Harrisons Plantations is a company of the RP Goenka group. It is not a foreign company, as depicted by the activists and the media. From 2005, they have been selling off pieces of the Estates in Kerala to real estate companies. The land was not theirs; and their lease with the owners, the Kerala government, had run out in 2005. However, neither Left nor Right, or activist raised any voice against the fraud. http://www.moneycontrol.com/mccode/news/article/news_article.php?autono=169951

The Harrison’s Kodumon Estate land grab by Laha Gopalan and his group in 2006 and the Chengara land-grab of 2007 might thus have been some trick by some real estate group to force a cheap sale of the land. The huge funds spent in mobilising media and activist support could have come from that group. Alternately, it might have been a trick by RPG themselves to escape from Kerala without paying the rent to the government [they have reportedly not paid it for 20 years] and the employee benefits to the labour. After the lease ran out, RPG had availed a loan of Rs. 100 crores from the ICICI Bank on the security of the Estate, on which they had no rights at that point of time. The land grab might also have been to avert having to repay the Bank.
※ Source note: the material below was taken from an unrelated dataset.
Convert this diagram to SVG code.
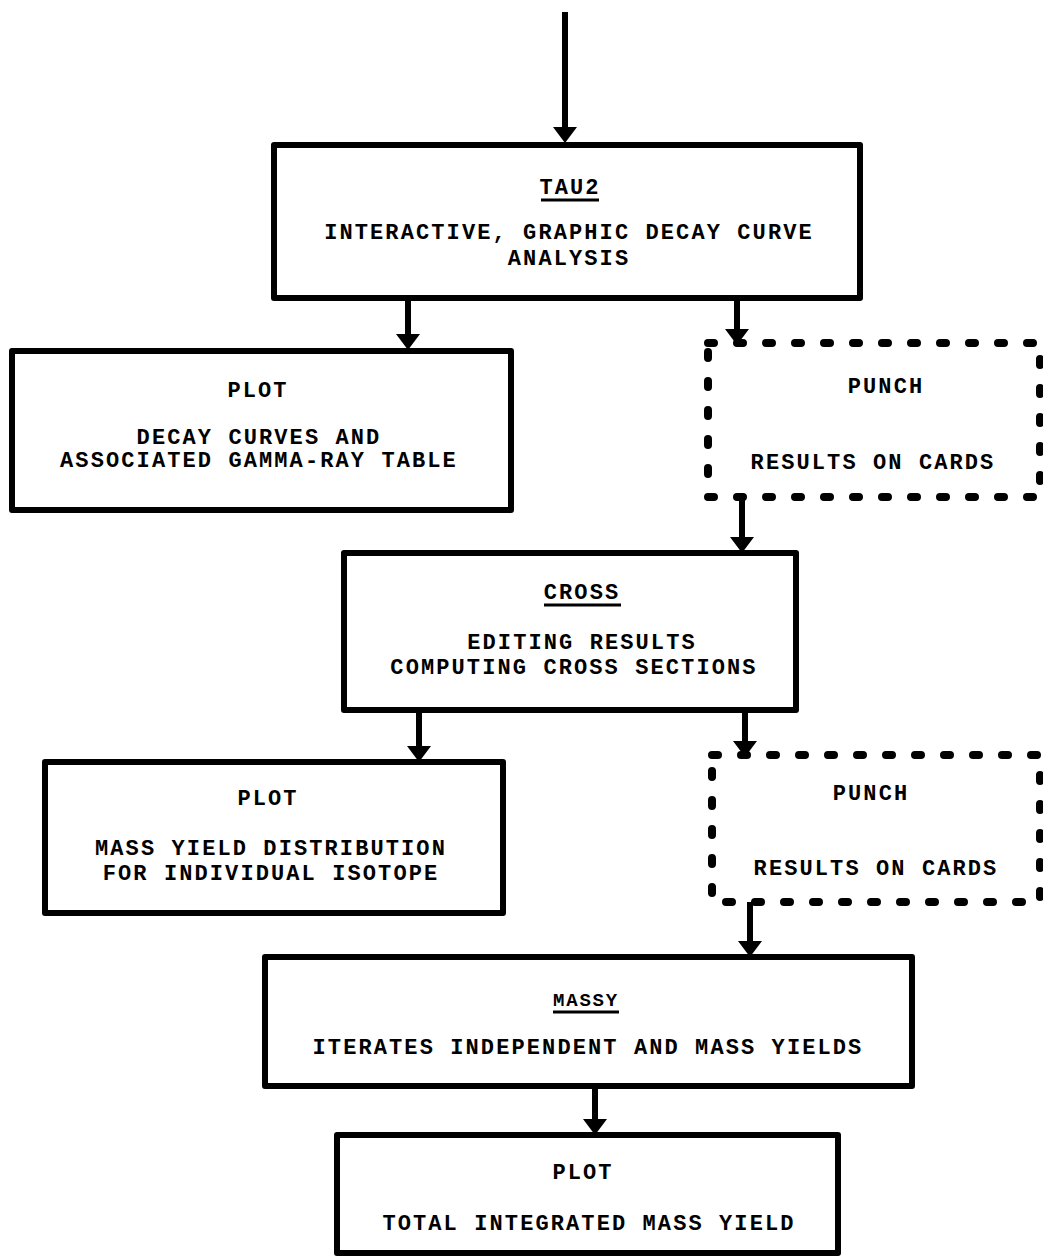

AK Balan, Kerala’s Minister for SC/STs, has already called Chengara a ‘state-sponsored agitation’. It is like Kerala’s Private Bus operators’ agitating and frequently stopping services to make the public agree in agony to fare-hikes by an eager ministry. In the name of settlement of Chengara orphans, government land elsewhere would soon be allotted. The Estate might also be divided and allotted to different employees’ co-operatives, to benefit all the political parties. On 17.9.2008, Laha Gopalan categorically said on Doordarshan that they would not accept land at Chengara, even if no other land were given.

The rehabilitation initiative would be used more as a ploy to allot land to LDF cadres. Each party would have quotas, as had been with the Plus 2 allotment. Anyone that would pay the leaders would get choice real estate ‘free’. By 2010, the plots thus allotted would be consolidated to build resorts, amusement parks or professional colleges. Either the Party leaders themselves or Comrades like Farris Aboobacker would be the entrepreneurs on the land. Chengara would thus be revealed as a Total4 U, in a few more months.
http://archive.gulfnews.com/world/India/10242380.html

On 20th September 2008, AK Balan, Kerala’s Minister for SC/STs, announced that beginning October 5th, the government would begin a massive Scheme for allotting land to the landless all over the State. A total of 15000 acres would thus be disposed off. Houses would also be built for the beneficiaries. Chengara squatters would be the first to benefit under the Scheme, he said.

What is to happen to the landless among the middle classes of Kerala, who are unable to have houses of their own because of the inhuman cost of land in Kerala? Would they also have to squat and threaten suicide to have 7 cents for a house each?

Average minimum cost of land in Kerala is Rs.10 lakhs per acre in the rural parts. In places like Kochi, it is around half to one crore a cent. How much of public wealth would be lost when 15000 acres is freely given away to squatters?

The intellectual activists would not answer. Perhaps, their cut is already paid in advance?